Marketing Budget Allocation: Smart Spending for SMBs 

Why Your Marketing Budget Is More Than Just Numbers 

For many small and medium-sized businesses (SMBs), Marketing Budget Allocation often feels like an afterthought—a line on a spreadsheet that gets filled in only after other costs are covered.

But here’s the truth: a marketing budget isn’t just about “spend.” It’s a growth plan. 

Done right, it’s the blueprint for how you’ll attract customers, keep them loyal, and build a brand people trust. A well-planned budget turns marketing from a hopeful experiment into a reliable engine for revenue. 

Think of it as a roadmap—one that aligns your resources with your goals, keeps your team focused, and gives you the data you need to double down on what works. 

The Seven Pillars of a Smart Marketing Budget 

  1. Strategic Resource Allocation – Instead of guessing where to spend, you make deliberate investments in the channels and tactics that bring you the highest returns. 
  1. Performance Measurement & Accountability – A budget gives you benchmarks. You can track ROI, adjust in real time, and prove value to leadership or investors. 
  1. Consistent Brand Building – Without a dedicated budget, brand visibility tends to be sporadic. With one, you can maintain consistent content, campaigns, and engagement. 
  1. Long-Term Planning & Scalability – Your budget helps you forecast growth, prevent overreaction to slow months, and plan for expansion. 
  1. Investor & Lender Confidence – Clear, strategic budgeting signals operational maturity—making you more attractive to partners, lenders, or backers. 
  1. Informed Decision-Making – You can quickly see what’s working, cut what’s not, and reallocate resources to your best-performing strategies. 
  1. Customer Retention – Smart budgets allocate funds not just for acquisition but also for keeping your customers happy and loyal. 

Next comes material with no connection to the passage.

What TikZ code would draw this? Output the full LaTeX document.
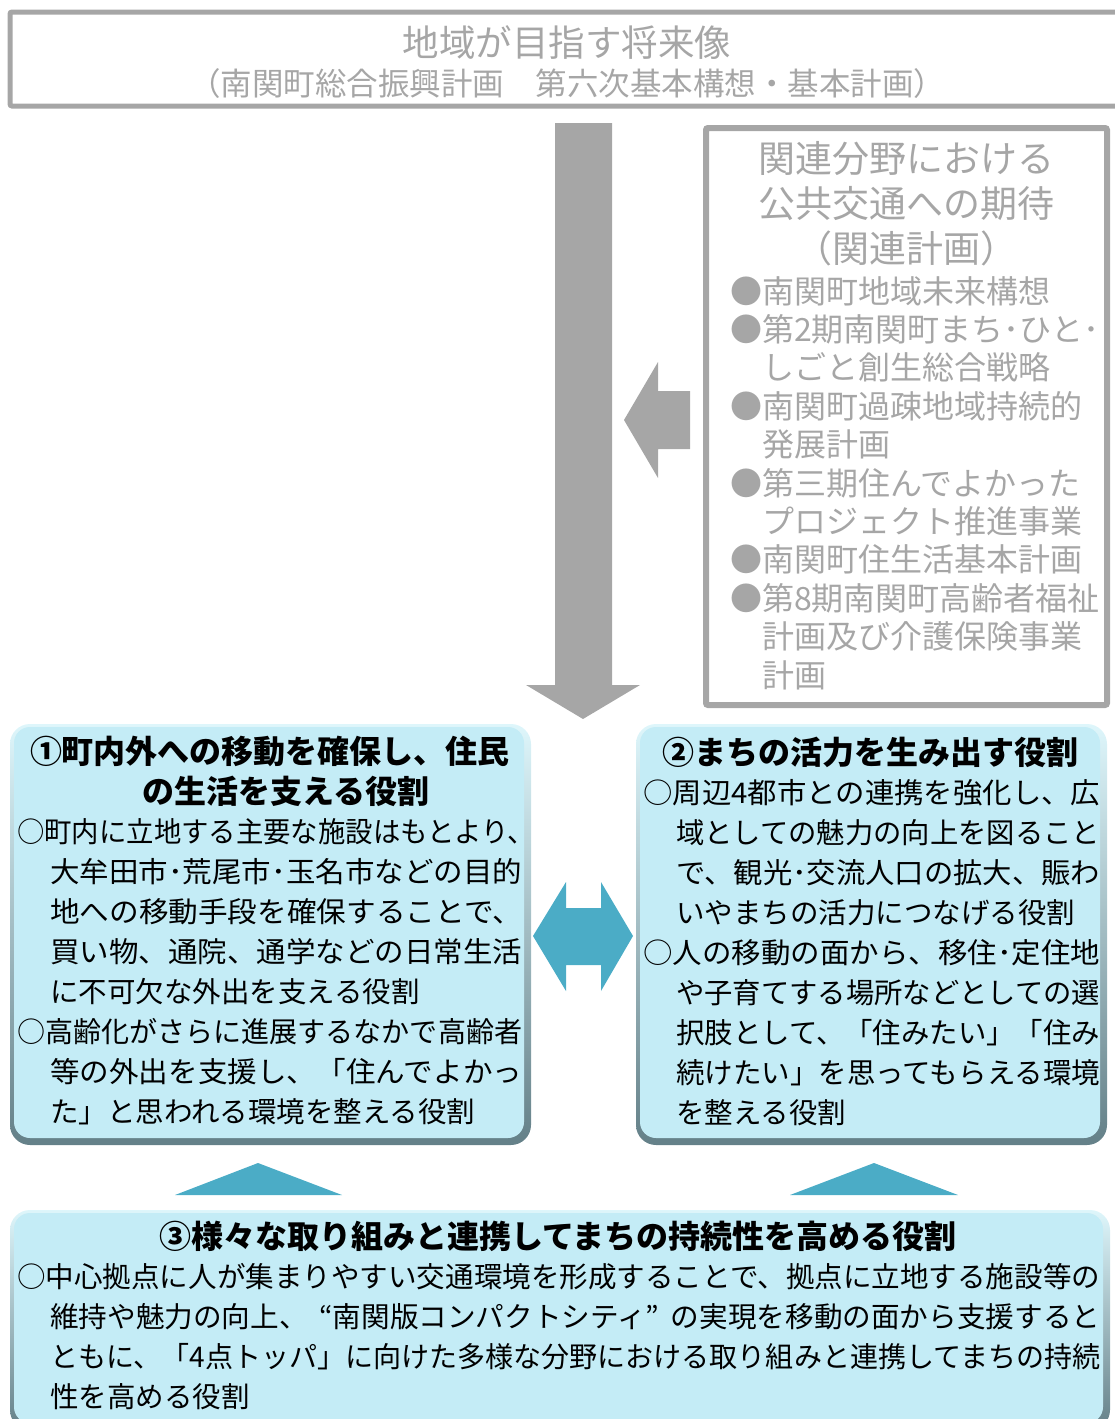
\documentclass[tikz,border=0pt]{standalone}
\usepackage{fontspec}
\usepackage{graphicx}
\setmainfont{Noto Sans CJK JP}
\usetikzlibrary{calc}

\definecolor{linegray}{RGB}{166,166,166}
\definecolor{arrowblue}{RGB}{75,172,198}
\definecolor{rolefill}{RGB}{196,236,246}
\definecolor{roletop}{RGB}{222,246,251}
\definecolor{roledark}{RGB}{100,128,136}

% stretch one line of text to a given width, like justified text
\newcommand\jline[2]{\resizebox{#1pt}{\height}{#2}}

\tikzset{
  grayframe/.style={draw=linegray, line width=6, rounded corners=2},
  graytext/.style={text=linegray, inner sep=0},
  rolebox/.style={rounded corners=20, top color=roletop, bottom color=roledark},
  roleinner/.style={fill=rolefill, rounded corners=16},
  rolehead/.style={font=\fontsize{32}{40}\selectfont\bfseries, inner sep=0, align=center},
  rolebody/.style={font=\fontsize{28.5}{40}\selectfont, inner sep=0, align=left, anchor=north west},
}

\begin{document}
\begin{tikzpicture}[x=1pt, y=-1pt]
        \useasboundingbox (0,0) rectangle (1115,1419);

        % goal of the area
        \draw[grayframe, line width=5] (10,12) rectangle (1130,106);
        \node[graytext, font=\fontsize{36.5}{40}\selectfont] (goal) at (567,43) {地域が目指す将来像};
        \node[graytext, font=\fontsize{31.5}{36}\selectfont] (goalsub) at (567,84)
            {（南関町総合振興計画　第六次基本構想・基本計画）};

        % gray arrows
        \fill[linegray] (555,123) -- (612,123) -- (612,685) -- (640,685) -- (583,719)
            -- (526,685) -- (555,685) -- cycle;
        \fill[linegray] (690,391) -- (658,391) -- (658,362) -- (624,420) -- (658,478)
            -- (658,449) -- (690,449) -- cycle;

        % related plans
        \draw[grayframe] (706,128) rectangle (1107,705);
        \node[graytext, align=center, anchor=north, font=\fontsize{37}{45}\selectfont] (reltitle)
            at (906,141.5) {関連分野における\\公共交通への期待\\（関連計画）};
        \node[graytext, align=left, anchor=north west, font=\fontsize{32}{38.4}\selectfont] (rellist)
            at (730,276) {●南関町地域未来構想\\
            ●第2期南関町まち･ひと･\\
            \hspace*{32pt}しごと創生総合戦略\\
            ●南関町過疎地域持続的\\
            \hspace*{32pt}発展計画\\
            ●第三期住んでよかった\\
            \hspace*{32pt}プロジェクト推進事業\\
            ●南関町住生活基本計画\\
            ●第8期南関町高齢者福祉\\
            \hspace*{32pt}計画及び介護保険事業\\
            \hspace*{32pt}計画};

        % role boxes
        \shade[rolebox] (10,724) rectangle (531,1145);
        \fill[roleinner] (14,727) rectangle (524,1138);
        \shade[rolebox] (636,724) rectangle (1107,1145);
        \fill[roleinner] (640,727) rectangle (1100,1138);
        \shade[rolebox] (10,1210) rectangle (1110,1430);
        \fill[roleinner] (14,1213) rectangle (1103,1423);

        \node[rolehead, anchor=north] (role1head) at (270,736)
            {①町内外への移動を確保し、住民\\\hspace*{32pt}の生活を支える役割};
        \node[rolebody] (role1body) at (17,818.75)
            {\jline{518}{○町内に立地する主要な施設はもとより、}\\
            \hspace*{33pt}\jline{472}{大牟田市･荒尾市･玉名市などの目的}\\
            \hspace*{33pt}\jline{472}{地への移動手段を確保することで、}\\
            \hspace*{33pt}\jline{472}{買い物、通院、通学などの日常生活}\\
            \hspace*{33pt}に不可欠な外出を支える役割\\
            \jline{505}{○高齢化がさらに進展するなかで高齢者}\\
            \hspace*{33pt}\jline{472}{等の外出を支援し、「住んでよかっ}\\
            \hspace*{33pt}た」と思われる環境を整える役割};

        \node[rolehead] (role2head) at (870,752) {②まちの活力を生み出す役割};
        \node[rolebody] (role2body) at (643,778.75)
            {\jline{457}{○周辺4都市との連携を強化し、広}\\
            \hspace*{33pt}\jline{424}{域としての魅力の向上を図ること}\\
            \hspace*{33pt}\jline{424}{で、観光･交流人口の拡大、賑わ}\\
            \hspace*{33pt}いやまちの活力につなげる役割\\
            \jline{457}{○人の移動の面から、移住･定住地}\\
            \hspace*{33pt}\jline{424}{や子育てする場所などとしての選}\\
            \hspace*{33pt}\jline{424}{択肢として、「住みたい」「住み}\\
            \hspace*{33pt}\jline{424}{続けたい」を思ってもらえる環境}\\
            \hspace*{33pt}を整える役割};

        \node[rolehead] (role3head) at (558,1236) {③様々な取り組みと連携してまちの持続性を高める役割};
        \node[rolebody] (role3body) at (17,1262.75)
            {\jline{1083}{○中心拠点に人が集まりやすい交通環境を形成することで、拠点に立地する施設等の}\\
            \hspace*{33pt}\jline{1050}{維持や魅力の向上、\hspace{0.4em}“南関版コンパクトシティ”\hspace{0.4em}の実現を移動の面から支援すると}\\
            \hspace*{33pt}\jline{1050}{ともに、「4点トッパ」に向けた多様な分野における取り組みと連携してまちの持続}\\
            \hspace*{33pt}性を高める役割};

        % blue arrows
        \fill[arrowblue] (533,936) -- (566,882) -- (566,908) -- (601,908) -- (601,882) -- (633,936)
            -- (601,991) -- (601,965) -- (566,965) -- (566,991) -- cycle;
        \fill[arrowblue] (175,1195) -- (258,1163) -- (342,1195) -- cycle;
        \fill[arrowblue] (790,1195) -- (874,1163) -- (958,1195) -- cycle;
    \end{tikzpicture}
\end{document}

How Much Should You Spend on Marketing? 

While there’s no magic number, most SMBs find their sweet spot by starting with a percentage of gross revenue and adjusting for their stage, ambition, and industry. 

  • Startups / New Businesses: 15–25% (sometimes more if VC-funded) 
  • Established SMBs: 5–15% 
  • Maintenance Mode: 5–10% 
  • Aggressive Growth Goals: 11–20%+ 

Industry benchmarks also matter. For example: 

  • E-commerce/Retail: 10–20% 
  • SaaS: 15–25% 
  • Restaurants: 10–15% 
  • Professional Services: 4–8% 

Where to Spend: The 70/20/10 Rule 

Once you know your total budget, avoid scattering it randomly. Instead, think in three layers: 

  • 70% → Proven winners (SEO, PPC, email marketing) 
  • 20% → Emerging opportunities (new social platforms, new ad formats) 
  • 10% → High-risk, high-reward experiments (innovative campaigns, niche tools) 

Example: $1M Local Service Business Budget (8% Marketing Spend = $80k) 

  • Local SEO & Google Profile: $28k 
  • PPC Search Ads: $24k 
  • Website & Content: $12k 
  • Community Sponsorships: $8k 
  • Tools & CRM: $8k 

The result? Steady leads from people searching right now for your service. 

If You’re on a Shoestring Budget 

You don’t need big dollars to make an impact—you just need to be smart with what you already have. 

Free & high-impact tactics: 

  • Optimize your Google Business Profile 
  • Focus on one or two social media platforms 
  • Start an email list and nurture it 
  • Publish useful, evergreen blog content 

Low-cost relationship builders: 

  • Create a referral program 
  • Partner with complementary businesses 
  • Show up at local events 
  • Apply for local business awards 

Measure What Matters 

Tracking is non-negotiable. Your budget only works if you know what you’re getting back. 

Must-watch metrics: 

  • Customer Acquisition Cost (CAC) – How much you spend to get one customer 
  • Customer Lifetime Value (LTV) – How much revenue one customer generates over time 
  • LTV:CAC Ratio – Ideally 3:1 for healthy growth 
  • Marketing ROI / ROAS – Direct return from campaigns 

The Takeaway 

A marketing budget isn’t a “set and forget” spreadsheet. It’s a living, breathing plan that should adapt as your market shifts and your business grows. 

The SMBs that win are the ones that: 

  • See their marketing spend as an investment, not a cost 
  • Allocate strategically with a mix of proven tactics and smart experiments 
  • Track relentlessly, then double down on what works 

Done right, your marketing budget isn’t just about spending money—it’s about building a predictable, scalable path to growth.